_What to work on_
Copy each line below exactly and leave the pictures out.

_Data_
--------------------------------

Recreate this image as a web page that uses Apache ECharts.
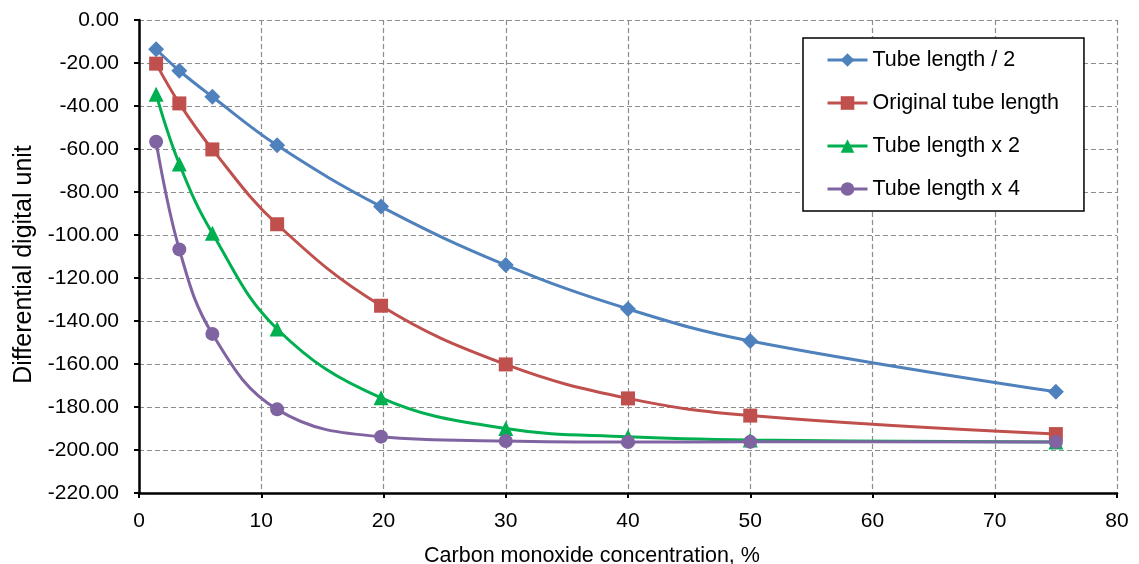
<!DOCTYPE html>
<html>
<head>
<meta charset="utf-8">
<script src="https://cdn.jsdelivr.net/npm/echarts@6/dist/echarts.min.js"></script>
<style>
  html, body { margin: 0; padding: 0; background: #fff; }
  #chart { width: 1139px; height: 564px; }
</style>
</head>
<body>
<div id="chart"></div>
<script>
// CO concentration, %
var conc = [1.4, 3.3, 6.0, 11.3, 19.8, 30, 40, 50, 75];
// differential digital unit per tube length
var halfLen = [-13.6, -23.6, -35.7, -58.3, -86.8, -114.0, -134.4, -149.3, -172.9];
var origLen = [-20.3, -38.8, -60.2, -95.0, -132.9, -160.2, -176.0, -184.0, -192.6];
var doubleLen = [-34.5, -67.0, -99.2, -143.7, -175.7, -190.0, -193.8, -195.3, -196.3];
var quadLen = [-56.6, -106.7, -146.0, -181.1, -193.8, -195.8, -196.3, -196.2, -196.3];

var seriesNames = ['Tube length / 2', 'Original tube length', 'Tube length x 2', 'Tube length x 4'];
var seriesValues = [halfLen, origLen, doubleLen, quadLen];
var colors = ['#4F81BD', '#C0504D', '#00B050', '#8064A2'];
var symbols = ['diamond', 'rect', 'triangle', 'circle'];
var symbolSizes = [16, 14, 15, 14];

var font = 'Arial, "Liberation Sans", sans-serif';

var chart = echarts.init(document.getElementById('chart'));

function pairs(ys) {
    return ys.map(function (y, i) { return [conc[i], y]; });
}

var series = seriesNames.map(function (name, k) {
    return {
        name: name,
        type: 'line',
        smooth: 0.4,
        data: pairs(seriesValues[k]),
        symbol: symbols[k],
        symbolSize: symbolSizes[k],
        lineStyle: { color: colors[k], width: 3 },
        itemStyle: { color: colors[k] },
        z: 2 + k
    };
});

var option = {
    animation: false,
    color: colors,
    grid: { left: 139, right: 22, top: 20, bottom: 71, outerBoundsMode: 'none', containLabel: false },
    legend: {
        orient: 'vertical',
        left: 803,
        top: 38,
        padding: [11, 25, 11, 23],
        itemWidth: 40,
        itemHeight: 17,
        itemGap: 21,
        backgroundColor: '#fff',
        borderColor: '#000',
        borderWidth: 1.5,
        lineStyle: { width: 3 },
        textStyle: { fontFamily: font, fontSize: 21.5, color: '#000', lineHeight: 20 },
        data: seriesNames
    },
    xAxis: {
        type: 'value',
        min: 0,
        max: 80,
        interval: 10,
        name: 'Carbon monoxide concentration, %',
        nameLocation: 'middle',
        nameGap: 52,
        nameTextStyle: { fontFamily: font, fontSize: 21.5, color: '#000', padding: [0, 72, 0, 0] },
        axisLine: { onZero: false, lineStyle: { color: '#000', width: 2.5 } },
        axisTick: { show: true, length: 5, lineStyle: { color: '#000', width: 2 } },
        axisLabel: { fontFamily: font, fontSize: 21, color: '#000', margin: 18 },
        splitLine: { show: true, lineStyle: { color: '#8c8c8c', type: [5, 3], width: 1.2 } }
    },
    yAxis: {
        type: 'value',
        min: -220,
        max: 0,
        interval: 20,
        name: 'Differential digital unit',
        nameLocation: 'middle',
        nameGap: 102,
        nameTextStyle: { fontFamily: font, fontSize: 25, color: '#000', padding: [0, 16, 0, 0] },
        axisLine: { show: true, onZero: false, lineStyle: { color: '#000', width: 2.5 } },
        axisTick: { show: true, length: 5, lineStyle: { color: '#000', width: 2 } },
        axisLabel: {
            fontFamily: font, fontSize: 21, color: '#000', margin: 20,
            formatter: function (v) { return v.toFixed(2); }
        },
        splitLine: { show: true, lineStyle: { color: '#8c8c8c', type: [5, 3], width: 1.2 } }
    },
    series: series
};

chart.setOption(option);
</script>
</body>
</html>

--------------------------------

_Output for this task_
Recreate this image as a web page that uses Apache ECharts.
<!DOCTYPE html>
<html>
<head>
<meta charset="utf-8">
<script src="https://cdn.jsdelivr.net/npm/echarts@6/dist/echarts.min.js"></script>
<style>
  html, body { margin: 0; padding: 0; background: #fff; }
  #chart { width: 1139px; height: 564px; }
</style>
</head>
<body>
<div id="chart"></div>
<script>
// CO concentration, %
var conc = [1.4, 3.3, 6.0, 11.3, 19.8, 30, 40, 50, 75];
// differential digital unit per tube length
var halfLen = [-13.6, -23.6, -35.7, -58.3, -86.8, -114.0, -134.4, -149.3, -172.9];
var origLen = [-20.3, -38.8, -60.2, -95.0, -132.9, -160.2, -176.0, -184.0, -192.6];
var doubleLen = [-34.5, -67.0, -99.2, -143.7, -175.7, -190.0, -193.8, -195.3, -196.3];
var quadLen = [-56.6, -106.7, -146.0, -181.1, -193.8, -195.8, -196.3, -196.2, -196.3];

var seriesNames = ['Tube length / 2', 'Original tube length', 'Tube length x 2', 'Tube length x 4'];
var seriesValues = [halfLen, origLen, doubleLen, quadLen];
var colors = ['#4F81BD', '#C0504D', '#00B050', '#8064A2'];
var symbols = ['diamond', 'rect', 'triangle', 'circle'];
var symbolSizes = [16, 14, 15, 14];

var font = 'Arial, "Liberation Sans", sans-serif';

var chart = echarts.init(document.getElementById('chart'));

function pairs(ys) {
    return ys.map(function (y, i) { return [conc[i], y]; });
}

var series = seriesNames.map(function (name, k) {
    return {
        name: name,
        type: 'line',
        smooth: 0.4,
        data: pairs(seriesValues[k]),
        symbol: symbols[k],
        symbolSize: symbolSizes[k],
        lineStyle: { color: colors[k], width: 3 },
        itemStyle: { color: colors[k] },
        z: 2 + k
    };
});

var option = {
    animation: false,
    color: colors,
    grid: { left: 139, right: 22, top: 20, bottom: 71, outerBoundsMode: 'none', containLabel: false },
    legend: {
        orient: 'vertical',
        left: 803,
        top: 38,
        padding: [11, 25, 11, 23],
        itemWidth: 40,
        itemHeight: 17,
        itemGap: 21,
        backgroundColor: '#fff',
        borderColor: '#000',
        borderWidth: 1.5,
        lineStyle: { width: 3 },
        textStyle: { fontFamily: font, fontSize: 21.5, color: '#000', lineHeight: 20 },
        data: seriesNames
    },
    xAxis: {
        type: 'value',
        min: 0,
        max: 80,
        interval: 10,
        name: 'Carbon monoxide concentration, %',
        nameLocation: 'middle',
        nameGap: 52,
        nameTextStyle: { fontFamily: font, fontSize: 21.5, color: '#000', padding: [0, 72, 0, 0] },
        axisLine: { onZero: false, lineStyle: { color: '#000', width: 2.5 } },
        axisTick: { show: true, length: 5, lineStyle: { color: '#000', width: 2 } },
        axisLabel: { fontFamily: font, fontSize: 21, color: '#000', margin: 18 },
        splitLine: { show: true, lineStyle: { color: '#8c8c8c', type: [5, 3], width: 1.2 } }
    },
    yAxis: {
        type: 'value',
        min: -220,
        max: 0,
        interval: 20,
        name: 'Differential digital unit',
        nameLocation: 'middle',
        nameGap: 102,
        nameTextStyle: { fontFamily: font, fontSize: 25, color: '#000', padding: [0, 16, 0, 0] },
        axisLine: { show: true, onZero: false, lineStyle: { color: '#000', width: 2.5 } },
        axisTick: { show: true, length: 5, lineStyle: { color: '#000', width: 2 } },
        axisLabel: {
            fontFamily: font, fontSize: 21, color: '#000', margin: 20,
            formatter: function (v) { return v.toFixed(2); }
        },
        splitLine: { show: true, lineStyle: { color: '#8c8c8c', type: [5, 3], width: 1.2 } }
    },
    series: series
};

chart.setOption(option);
</script>
</body>
</html>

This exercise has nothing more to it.